__Problem to work on__.
Give back every line exactly as it appears, pictures excluded.

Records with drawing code
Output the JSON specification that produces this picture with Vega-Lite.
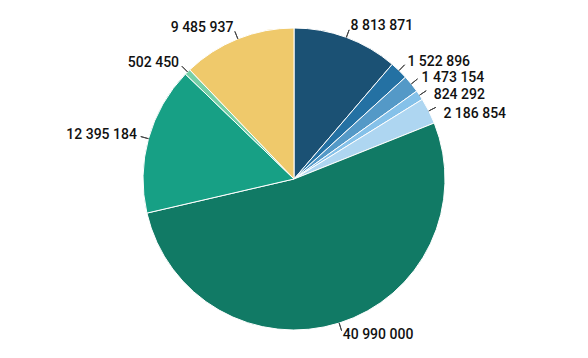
{
  "$schema": "https://vega.github.io/schema/vega-lite/v6.json",
  "width": 588,
  "height": 358,
  "padding": 0,
  "autosize": {"type": "fit", "contains": "padding"},
  "background": "white",
  "config": {"view": {"stroke": null}},
  "data": {
    "values": [
      {"order": 1, "label": "8 813 871", "value": 8813871},
      {"order": 2, "label": "1 522 896", "value": 1522896},
      {"order": 3, "label": "1 473 154", "value": 1473154},
      {"order": 4, "label": "824 292", "value": 824292},
      {"order": 5, "label": "2 186 854", "value": 2186854},
      {"order": 6, "label": "40 990 000", "value": 40990000},
      {"order": 7, "label": "12 395 184", "value": 12395184},
      {"order": 8, "label": "502 450", "value": 502450},
      {"order": 9, "label": "9 485 937", "value": 9485937}
    ]
  },
  "transform": [
    {"joinaggregate": [{"op": "sum", "field": "value", "as": "total"}]},
    {"window": [{"op": "sum", "field": "value", "as": "cum"}], "sort": [{"field": "order"}], "frame": [null, 0]},
    {"calculate": "(datum.cum - datum.value / 2) / datum.total * 2 * PI", "as": "mid"},
    {"window": [{"op": "lag", "field": "mid", "as": "p0"}], "sort": [{"field": "order"}]},
    {"calculate": "datum.p0 == null ? datum.mid : max(datum.mid, datum.p0 + 0.13)", "as": "a1"},
    {"window": [{"op": "lag", "field": "a1", "as": "p1"}], "sort": [{"field": "order"}]},
    {"calculate": "datum.p1 == null ? datum.mid : max(datum.mid, datum.p1 + 0.13)", "as": "a2"},
    {"window": [{"op": "lag", "field": "a2", "as": "p2"}], "sort": [{"field": "order"}]},
    {"calculate": "datum.p2 == null ? datum.mid : max(datum.mid, datum.p2 + 0.13)", "as": "labelAngle"}
  ],
  "layer": [
    {
      "mark": {"type": "arc", "outerRadius": 151, "stroke": "white", "strokeWidth": 1},
      "encoding": {
        "theta": {"field": "value", "type": "quantitative", "stack": true},
        "order": {"field": "order", "type": "quantitative"},
        "color": {
          "field": "order",
          "type": "nominal",
          "legend": null,
          "scale": {
            "domain": [1, 2, 3, 4, 5, 6, 7, 8, 9],
            "range": ["#1b5174", "#2471a3", "#5499c7", "#85c1e9", "#aed6f1", "#117a65", "#17a085", "#76cfa6", "#efc96b"]
          }
        }
      }
    },
    {
      "mark": {"type": "arc", "innerRadius": 151, "outerRadius": 159, "stroke": "#444", "strokeWidth": 1, "fill": null},
      "encoding": {
        "theta": {"field": "mid", "type": "quantitative", "scale": null, "stack": null},
        "theta2": {"field": "mid"}
      }
    },
    {
      "transform": [{"filter": "sin(datum.labelAngle) >= 0"}],
      "mark": {"type": "text", "radius": 163, "align": "left", "baseline": "middle", "font": "Roboto", "fontSize": 14, "fontWeight": 500, "color": "#111"},
      "encoding": {
        "theta": {"field": "labelAngle", "type": "quantitative", "scale": null, "stack": null},
        "text": {"field": "label"}
      }
    },
    {
      "transform": [{"filter": "sin(datum.labelAngle) < 0"}],
      "mark": {"type": "text", "radius": 163, "align": "right", "baseline": "middle", "font": "Roboto", "fontSize": 14, "fontWeight": 500, "color": "#111"},
      "encoding": {
        "theta": {"field": "labelAngle", "type": "quantitative", "scale": null, "stack": null},
        "text": {"field": "label"}
      }
    }
  ]
}
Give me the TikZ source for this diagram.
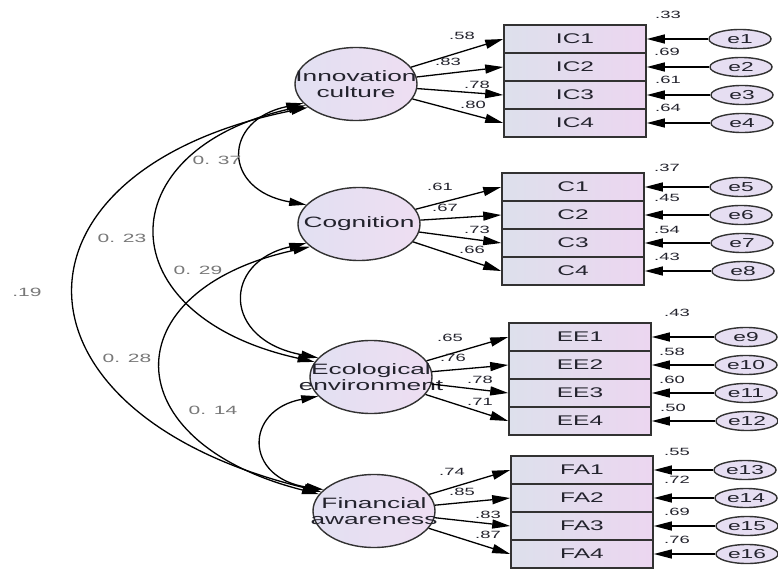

__Response to this exercise__.
Output the JSON specification that produces this picture with Vega-Lite.
{
  "$schema": "https://vega.github.io/schema/vega-lite/v6.json",
  "width": 588,
  "height": 358,
  "padding": 0,
  "autosize": {"type": "fit", "contains": "padding"},
  "background": "white",
  "config": {"view": {"stroke": null}},
  "data": {
    "values": [
      {"order": 1, "label": "8 813 871", "value": 8813871},
      {"order": 2, "label": "1 522 896", "value": 1522896},
      {"order": 3, "label": "1 473 154", "value": 1473154},
      {"order": 4, "label": "824 292", "value": 824292},
      {"order": 5, "label": "2 186 854", "value": 2186854},
      {"order": 6, "label": "40 990 000", "value": 40990000},
      {"order": 7, "label": "12 395 184", "value": 12395184},
      {"order": 8, "label": "502 450", "value": 502450},
      {"order": 9, "label": "9 485 937", "value": 9485937}
    ]
  },
  "transform": [
    {"joinaggregate": [{"op": "sum", "field": "value", "as": "total"}]},
    {"window": [{"op": "sum", "field": "value", "as": "cum"}], "sort": [{"field": "order"}], "frame": [null, 0]},
    {"calculate": "(datum.cum - datum.value / 2) / datum.total * 2 * PI", "as": "mid"},
    {"window": [{"op": "lag", "field": "mid", "as": "p0"}], "sort": [{"field": "order"}]},
    {"calculate": "datum.p0 == null ? datum.mid : max(datum.mid, datum.p0 + 0.13)", "as": "a1"},
    {"window": [{"op": "lag", "field": "a1", "as": "p1"}], "sort": [{"field": "order"}]},
    {"calculate": "datum.p1 == null ? datum.mid : max(datum.mid, datum.p1 + 0.13)", "as": "a2"},
    {"window": [{"op": "lag", "field": "a2", "as": "p2"}], "sort": [{"field": "order"}]},
    {"calculate": "datum.p2 == null ? datum.mid : max(datum.mid, datum.p2 + 0.13)", "as": "labelAngle"}
  ],
  "layer": [
    {
      "mark": {"type": "arc", "outerRadius": 151, "stroke": "white", "strokeWidth": 1},
      "encoding": {
        "theta": {"field": "value", "type": "quantitative", "stack": true},
        "order": {"field": "order", "type": "quantitative"},
        "color": {
          "field": "order",
          "type": "nominal",
          "legend": null,
          "scale": {
            "domain": [1, 2, 3, 4, 5, 6, 7, 8, 9],
            "range": ["#1b5174", "#2471a3", "#5499c7", "#85c1e9", "#aed6f1", "#117a65", "#17a085", "#76cfa6", "#efc96b"]
          }
        }
      }
    },
    {
      "mark": {"type": "arc", "innerRadius": 151, "outerRadius": 159, "stroke": "#444", "strokeWidth": 1, "fill": null},
      "encoding": {
        "theta": {"field": "mid", "type": "quantitative", "scale": null, "stack": null},
        "theta2": {"field": "mid"}
      }
    },
    {
      "transform": [{"filter": "sin(datum.labelAngle) >= 0"}],
      "mark": {"type": "text", "radius": 163, "align": "left", "baseline": "middle", "font": "Roboto", "fontSize": 14, "fontWeight": 500, "color": "#111"},
      "encoding": {
        "theta": {"field": "labelAngle", "type": "quantitative", "scale": null, "stack": null},
        "text": {"field": "label"}
      }
    },
    {
      "transform": [{"filter": "sin(datum.labelAngle) < 0"}],
      "mark": {"type": "text", "radius": 163, "align": "right", "baseline": "middle", "font": "Roboto", "fontSize": 14, "fontWeight": 500, "color": "#111"},
      "encoding": {
        "theta": {"field": "labelAngle", "type": "quantitative", "scale": null, "stack": null},
        "text": {"field": "label"}
      }
    }
  ]
}
Give me the TikZ source for this diagram.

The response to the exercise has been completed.